REQUIREMENTS – Give back every line exactly as it appears, pictures excluded.

DATASET CONTENT –

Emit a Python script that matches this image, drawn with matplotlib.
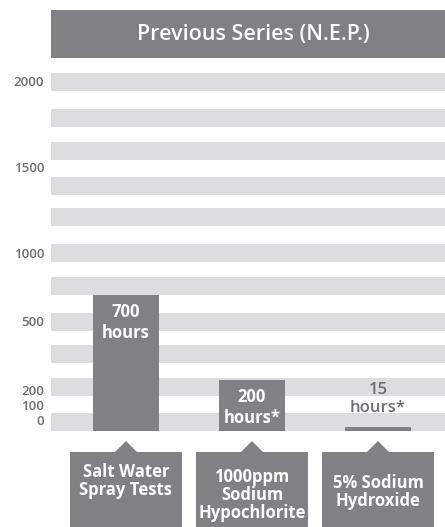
import numpy as np
import matplotlib
matplotlib.use("Agg")
import matplotlib.pyplot as plt
from matplotlib.patches import Rectangle, Polygon
from matplotlib.transforms import blended_transform_factory

# ---------------- data ----------------
title = "Previous Series (N.E.P.)"
categories = ["Salt Water\nSpray Tests", "1000ppm\nSodium\nHypochlorite", "5% Sodium\nHydroxide"]
hours = [700, 200, 15]
hour_notes = ["hours", "hours*", "hours*"]
y_ticks = [0, 100, 200, 500, 1000, 1500, 2000]
y_tick_labels = ["0", "100", "200", "500", "1000", "1500", "2000"]

# ---------------- style / layout ----------------
W, H = 445, 527
DARK = "#808184"
LIGHT = "#dcdddf"
TXT = "#6d6e71"
FONT = ["Open Sans", "DejaVu Sans"]
plt.rcParams["font.family"] = FONT

plot_left, plot_right = 51, 445
plot_bottom_px, plot_top_px = 431, 82
stripe_tops = [73, 109, 142, 177, 208, 244, 277, 313, 345, 378, 413]
stripe_h = 18
# pixel rows of the broken (non-linear) value axis at each tick value
tick_rows = [431, 406, 380, 322, 254, 168, 82]
tick_nudge_pt = {0: 6.5, 200: -8.0}
label_centers = [481, 495, 492]

fig = plt.figure(figsize=(W / 100, H / 100), dpi=100)
bg = fig.add_axes([0, 0, 1, 1])
bg.set_xlim(0, W)
bg.set_ylim(H, 0)
bg.axis("off")

for top in stripe_tops:
    bg.add_patch(Rectangle((plot_left, top), plot_right - plot_left, stripe_h,
                           facecolor=LIGHT, lw=0))
bg.add_patch(Rectangle((51, 10), 394, 48, facecolor=DARK, lw=0))
bg.text(253, 34.5, title, color="white", fontsize=15.5, ha="center", va="center",
        fontweight="semibold")

# non-linear scale
knot_v = np.array(y_ticks, float)
knot_h = np.array([plot_bottom_px - r for r in tick_rows], float)


def _pw(x, xp, fp):
    x = np.asarray(x, float)
    y = np.interp(x, xp, fp)
    s_lo = (fp[1] - fp[0]) / (xp[1] - xp[0])
    s_hi = (fp[-1] - fp[-2]) / (xp[-1] - xp[-2])
    y = np.where(x < xp[0], fp[0] + (x - xp[0]) * s_lo, y)
    y = np.where(x > xp[-1], fp[-1] + (x - xp[-1]) * s_hi, y)
    return y


fwd = lambda v: _pw(v, knot_v, knot_h)
inv = lambda h: _pw(h, knot_h, knot_v)

ax = fig.add_axes([plot_left / W, (H - plot_bottom_px) / H,
                   (plot_right - plot_left) / W, (plot_bottom_px - plot_top_px) / H])
ax.set_facecolor("none")
for s in ax.spines.values():
    s.set_visible(False)
ax.set_yscale("function", functions=(fwd, inv))
ax.set_ylim(0, 2000)
ax.set_xlim(-0.595, 2.532)
ax.set_xticks([])
ax.set_yticks([])

x = np.arange(len(hours))
ax.bar(x, hours, width=0.524, color=DARK, lw=0)

for v, lab in zip(y_ticks, y_tick_labels):
    ax.annotate(lab, xy=(0, v), xycoords=("axes fraction", "data"),
                xytext=(-5, tick_nudge_pt.get(v, 0)), textcoords="offset points",
                ha="right", va="center", fontsize=9.5, color=TXT, fontweight="semibold",
                annotation_clip=False)

for i, (v, note) in enumerate(zip(hours, hour_notes)):
    txt = f"{v}\n{note}"
    if v >= 100:
        ax.annotate(txt, xy=(i, v), xytext=(0, -6), textcoords="offset points",
                    ha="center", va="top", color="white", fontsize=12,
                    fontweight="bold", linespacing=1.2)
    else:
        ax.annotate(txt, xy=(i, v), xytext=(0, 8), textcoords="offset points",
                    ha="center", va="bottom", color=TXT, fontsize=12,
                    fontweight="semibold", linespacing=1.2)

trans = blended_transform_factory(ax.transData, bg.transData)
hw, nw = 56 / 126, 11 / 126
for i, (cat, yc) in enumerate(zip(categories, label_centers)):
    verts = [(i - hw, H + 5), (i - hw, 452), (i - nw, 452), (i, 441),
             (i + nw, 452), (i + hw, 452), (i + hw, H + 5)]
    ax.add_patch(Polygon(verts, closed=True, facecolor=DARK, lw=0,
                         transform=trans, clip_on=False))
    ax.text(i, yc, cat, transform=trans, ha="center", va="center", color="white",
            fontsize=12, fontweight="bold", linespacing=0.97, clip_on=False)

fig.savefig("out.png", dpi=100)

THE COMPLETED TASK –
Emit a Python script that matches this image, drawn with matplotlib.
import numpy as np
import matplotlib
matplotlib.use("Agg")
import matplotlib.pyplot as plt
from matplotlib.patches import Rectangle, Polygon
from matplotlib.transforms import blended_transform_factory

# ---------------- data ----------------
title = "Previous Series (N.E.P.)"
categories = ["Salt Water\nSpray Tests", "1000ppm\nSodium\nHypochlorite", "5% Sodium\nHydroxide"]
hours = [700, 200, 15]
hour_notes = ["hours", "hours*", "hours*"]
y_ticks = [0, 100, 200, 500, 1000, 1500, 2000]
y_tick_labels = ["0", "100", "200", "500", "1000", "1500", "2000"]

# ---------------- style / layout ----------------
W, H = 445, 527
DARK = "#808184"
LIGHT = "#dcdddf"
TXT = "#6d6e71"
FONT = ["Open Sans", "DejaVu Sans"]
plt.rcParams["font.family"] = FONT

plot_left, plot_right = 51, 445
plot_bottom_px, plot_top_px = 431, 82
stripe_tops = [73, 109, 142, 177, 208, 244, 277, 313, 345, 378, 413]
stripe_h = 18
# pixel rows of the broken (non-linear) value axis at each tick value
tick_rows = [431, 406, 380, 322, 254, 168, 82]
tick_nudge_pt = {0: 6.5, 200: -8.0}
label_centers = [481, 495, 492]

fig = plt.figure(figsize=(W / 100, H / 100), dpi=100)
bg = fig.add_axes([0, 0, 1, 1])
bg.set_xlim(0, W)
bg.set_ylim(H, 0)
bg.axis("off")

for top in stripe_tops:
    bg.add_patch(Rectangle((plot_left, top), plot_right - plot_left, stripe_h,
                           facecolor=LIGHT, lw=0))
bg.add_patch(Rectangle((51, 10), 394, 48, facecolor=DARK, lw=0))
bg.text(253, 34.5, title, color="white", fontsize=15.5, ha="center", va="center",
        fontweight="semibold")

# non-linear scale
knot_v = np.array(y_ticks, float)
knot_h = np.array([plot_bottom_px - r for r in tick_rows], float)


def _pw(x, xp, fp):
    x = np.asarray(x, float)
    y = np.interp(x, xp, fp)
    s_lo = (fp[1] - fp[0]) / (xp[1] - xp[0])
    s_hi = (fp[-1] - fp[-2]) / (xp[-1] - xp[-2])
    y = np.where(x < xp[0], fp[0] + (x - xp[0]) * s_lo, y)
    y = np.where(x > xp[-1], fp[-1] + (x - xp[-1]) * s_hi, y)
    return y


fwd = lambda v: _pw(v, knot_v, knot_h)
inv = lambda h: _pw(h, knot_h, knot_v)

ax = fig.add_axes([plot_left / W, (H - plot_bottom_px) / H,
                   (plot_right - plot_left) / W, (plot_bottom_px - plot_top_px) / H])
ax.set_facecolor("none")
for s in ax.spines.values():
    s.set_visible(False)
ax.set_yscale("function", functions=(fwd, inv))
ax.set_ylim(0, 2000)
ax.set_xlim(-0.595, 2.532)
ax.set_xticks([])
ax.set_yticks([])

x = np.arange(len(hours))
ax.bar(x, hours, width=0.524, color=DARK, lw=0)

for v, lab in zip(y_ticks, y_tick_labels):
    ax.annotate(lab, xy=(0, v), xycoords=("axes fraction", "data"),
                xytext=(-5, tick_nudge_pt.get(v, 0)), textcoords="offset points",
                ha="right", va="center", fontsize=9.5, color=TXT, fontweight="semibold",
                annotation_clip=False)

for i, (v, note) in enumerate(zip(hours, hour_notes)):
    txt = f"{v}\n{note}"
    if v >= 100:
        ax.annotate(txt, xy=(i, v), xytext=(0, -6), textcoords="offset points",
                    ha="center", va="top", color="white", fontsize=12,
                    fontweight="bold", linespacing=1.2)
    else:
        ax.annotate(txt, xy=(i, v), xytext=(0, 8), textcoords="offset points",
                    ha="center", va="bottom", color=TXT, fontsize=12,
                    fontweight="semibold", linespacing=1.2)

trans = blended_transform_factory(ax.transData, bg.transData)
hw, nw = 56 / 126, 11 / 126
for i, (cat, yc) in enumerate(zip(categories, label_centers)):
    verts = [(i - hw, H + 5), (i - hw, 452), (i - nw, 452), (i, 441),
             (i + nw, 452), (i + hw, 452), (i + hw, H + 5)]
    ax.add_patch(Polygon(verts, closed=True, facecolor=DARK, lw=0,
                         transform=trans, clip_on=False))
    ax.text(i, yc, cat, transform=trans, ha="center", va="center", color="white",
            fontsize=12, fontweight="bold", linespacing=0.97, clip_on=False)

fig.savefig("out.png", dpi=100)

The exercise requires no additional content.